Outdated Dependencies or Technologies
The system relies on outdated libraries, frameworks, or tools that are no longer supported or actively maintained. Updating them becomes increasingly challenging, compounding the technical debt. Example: The product depends on a deprecated library, making it difficult to adopt new features or security patches.
Mounting Backlogs of Technical Tasks
Tasks related to refactoring, performance optimization, or fixing bugs accumulate in the backlog and rarely get prioritized. Teams are focused on delivering new features, leaving existing issues unresolved. Example: A ticket to refactor a core module has been sitting in the backlog for months without attention.

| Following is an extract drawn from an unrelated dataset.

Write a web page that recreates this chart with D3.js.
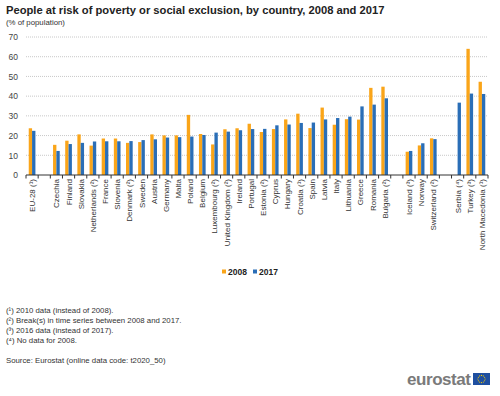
<!DOCTYPE html>
<html>
<head>
<meta charset="utf-8">
<script src="https://cdn.jsdelivr.net/npm/d3@7"></script>
<style>
  body { margin: 0; background: #fff; }
  svg { font-family: Arial, "Liberation Sans", sans-serif; display: block; }
  .grid line { stroke: #c8c8c8; stroke-dasharray: 1,1; }
  .axis--y .domain { display: none; }
  .axis--y .tick line { display: none; }
  .axis text { fill: #444; }
</style>
</head>
<body>
<svg width="500" height="396"></svg>
<script>
// categories (gaps are empty slots)
const countries = ['EU-28 (¹)', 'gap1', 'Czechia', 'Finland', 'Slovakia', 'Netherlands (²)', 'France', 'Slovenia',
  'Denmark (²)', 'Sweden', 'Austria', 'Germany', 'Malta', 'Poland', 'Belgium', 'Luxembourg (²)',
  'United Kingdom (²)', 'Ireland', 'Portugal', 'Estonia (²)', 'Cyprus', 'Hungary', 'Croatia (¹)', 'Spain',
  'Latvia', 'Italy', 'Lithuania', 'Greece', 'Romania', 'Bulgaria (²)', 'gap2', 'Iceland (³)', 'Norway',
  'Switzerland (²)', 'gap3', 'Serbia (⁴)', 'Turkey (³)', 'North Macedonia (¹)'];

const values2008 = [23.7, null, 15.3, 17.4, 20.6, 14.9, 18.5, 18.5,
  16.3, 16.7, 20.6, 20.1, 20.1, 30.5, 20.8, 15.5,
  23.2, 23.7, 26.0, 21.8, 23.3, 28.2, 31.1, 23.8,
  34.2, 25.5, 28.3, 28.1, 44.2, 44.8, null, 11.8, 15.0,
  18.6, null, null, 64.0, 47.3];

const values2017 = [22.4, null, 12.2, 15.7, 16.3, 17.0, 17.1, 17.1,
  17.2, 17.7, 18.1, 19.0, 19.2, 19.5, 20.3, 21.5,
  22.0, 22.7, 23.3, 23.4, 25.2, 25.6, 26.4, 26.6,
  28.2, 28.9, 29.6, 34.8, 35.7, 38.9, null, 12.2, 16.1,
  18.2, null, 36.7, 41.3, 41.1];

const seriesNames = ['2008', '2017'];
const colors = { '2008': '#faa519', '2017': '#2a6eb7' };
const yTicks = [0, 10, 20, 30, 40, 50, 60, 70];

const footnotes = [
  '(¹) 2010 data (instead of 2008).',
  '(²) Break(s) in time series between 2008 and 2017.',
  '(³) 2016 data (instead of 2017).',
  '(⁴) No data for 2008.'
];
const source = 'Source: Eurostat (online data code: t2020_50)';

const svg = d3.select('svg');
const margin = { top: 37, left: 26, right: 12, bottom: 221 };
const width = 500 - margin.left - margin.right;
const height = 396 - margin.top - margin.bottom;

svg.append('text')
  .attr('x', 6).attr('y', 14)
  .attr('font-size', 11.2).attr('font-weight', 'bold').attr('fill', '#222')
  .text('People at risk of poverty or social exclusion, by country, 2008 and 2017');
svg.append('text')
  .attr('x', 6).attr('y', 24.5)
  .attr('font-size', 7.8).attr('fill', '#333')
  .text('(% of population)');

const g = svg.append('g')
  .attr('transform', 'translate(' + margin.left + ',' + margin.top + ')');

const x = d3.scaleBand().domain(countries).range([0, width]).padding(0);
const x1 = d3.scaleBand().domain(seriesNames).range([0, x.bandwidth()]).paddingInner(0).paddingOuter(0.82);
const y = d3.scaleLinear().domain([0, 70]).range([height, 0]);

// grid
g.append('g').attr('class', 'grid')
  .selectAll('line')
  .data(yTicks.filter(d => d > 0))
  .enter().append('line')
  .attr('x1', 0).attr('x2', width)
  .attr('y1', d => y(d)).attr('y2', d => y(d));

g.append('g')
  .attr('class', 'axis axis--y')
  .call(d3.axisLeft(y).tickValues(yTicks).tickSize(0).tickPadding(8))
  .selectAll('text').attr('font-size', 8.5).attr('font-family', 'Arial, "Liberation Sans", sans-serif');

// bars
const data = countries.map((c, i) => ({ c: c, v: { '2008': values2008[i], '2017': values2017[i] } }));
const groups = g.selectAll('.group')
  .data(data)
  .enter().append('g')
  .attr('transform', d => 'translate(' + x(d.c) + ',0)');

groups.selectAll('rect')
  .data(d => seriesNames.filter(s => d.v[s] != null).map(s => ({ s: s, v: d.v[s] })))
  .enter().append('rect')
  .attr('x', d => x1(d.s))
  .attr('y', d => y(d.v))
  .attr('width', x1.bandwidth())
  .attr('height', d => height - y(d.v))
  .attr('fill', d => colors[d.s]);

// x axis with ticks at slot boundaries
const xa = g.append('g').attr('transform', 'translate(0,' + height + ')');
xa.append('line').attr('x1', 0).attr('x2', width).attr('stroke', '#333');
xa.selectAll('.tk')
  .data(d3.range(countries.length + 1))
  .enter().append('line')
  .attr('x1', i => i * x.step()).attr('x2', i => i * x.step())
  .attr('y1', 0).attr('y2', 3.5).attr('stroke', '#333');
xa.selectAll('.lbl')
  .data(countries.filter(c => !c.startsWith('gap')))
  .enter().append('text')
  .attr('transform', d => 'translate(' + (x(d) + x.bandwidth() / 2 + 3) + ',4) rotate(-90)')
  .attr('text-anchor', 'end')
  .attr('font-size', 8).attr('fill', '#333')
  .text(d => d);

// legend
const legend = svg.append('g').attr('transform', 'translate(222,272)');
seriesNames.forEach((s, i) => {
  const lg = legend.append('g').attr('transform', 'translate(' + (i * 31) + ',0)');
  lg.append('rect').attr('x', 0).attr('y', -2.5).attr('width', 4).attr('height', 4).attr('fill', colors[s]);
  lg.append('text').attr('x', 6).attr('y', 3).attr('font-size', 8.5).attr('font-weight', 'bold').attr('fill', '#222').text(s);
});

// footnotes
svg.selectAll('.fn')
  .data(footnotes)
  .enter().append('text')
  .attr('x', 6).attr('y', (d, i) => 312.5 + i * 10)
  .attr('font-size', 7.8).attr('fill', '#333')
  .text(d => d);
svg.append('text')
  .attr('x', 6).attr('y', 362.5)
  .attr('font-size', 7.8).attr('fill', '#333')
  .text(source);

// logo
svg.append('text')
  .attr('x', 407).attr('y', 384.5)
  .attr('font-size', 17).attr('font-weight', 'bold').attr('fill', '#7a7a7a')
  .attr('textLength', 64)
  .text('eurostat');
const flag = svg.append('g').attr('transform', 'translate(473,373)');
flag.append('rect').attr('width', 17).attr('height', 12).attr('fill', '#1f4fa0');
flag.selectAll('circle')
  .data(d3.range(12))
  .enter().append('circle')
  .attr('cx', i => 8.5 + 3.6 * Math.cos(i * Math.PI / 6))
  .attr('cy', i => 6 + 3.6 * Math.sin(i * Math.PI / 6))
  .attr('r', 0.55).attr('fill', '#ffd200');
</script>
</body>
</html>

High Test or Deployment Failures
Test suites or deployment pipelines fail frequently, indicating brittle automation or poorly written tests. This increases the time and effort required to release new software reliably. Example: A small change triggers dozens of test failures, even though the functionality itself works as intended.
Growing Frustration Among Developers
Developers feel burned out or demotivated due to the difficulty of working with the codebase. This is often a consequence of dealing with inefficient processes, fragile systems, and unclear ownership of legacy code. Example: Developers express frustration in meetings, complaining that "everything breaks when we try to change anything."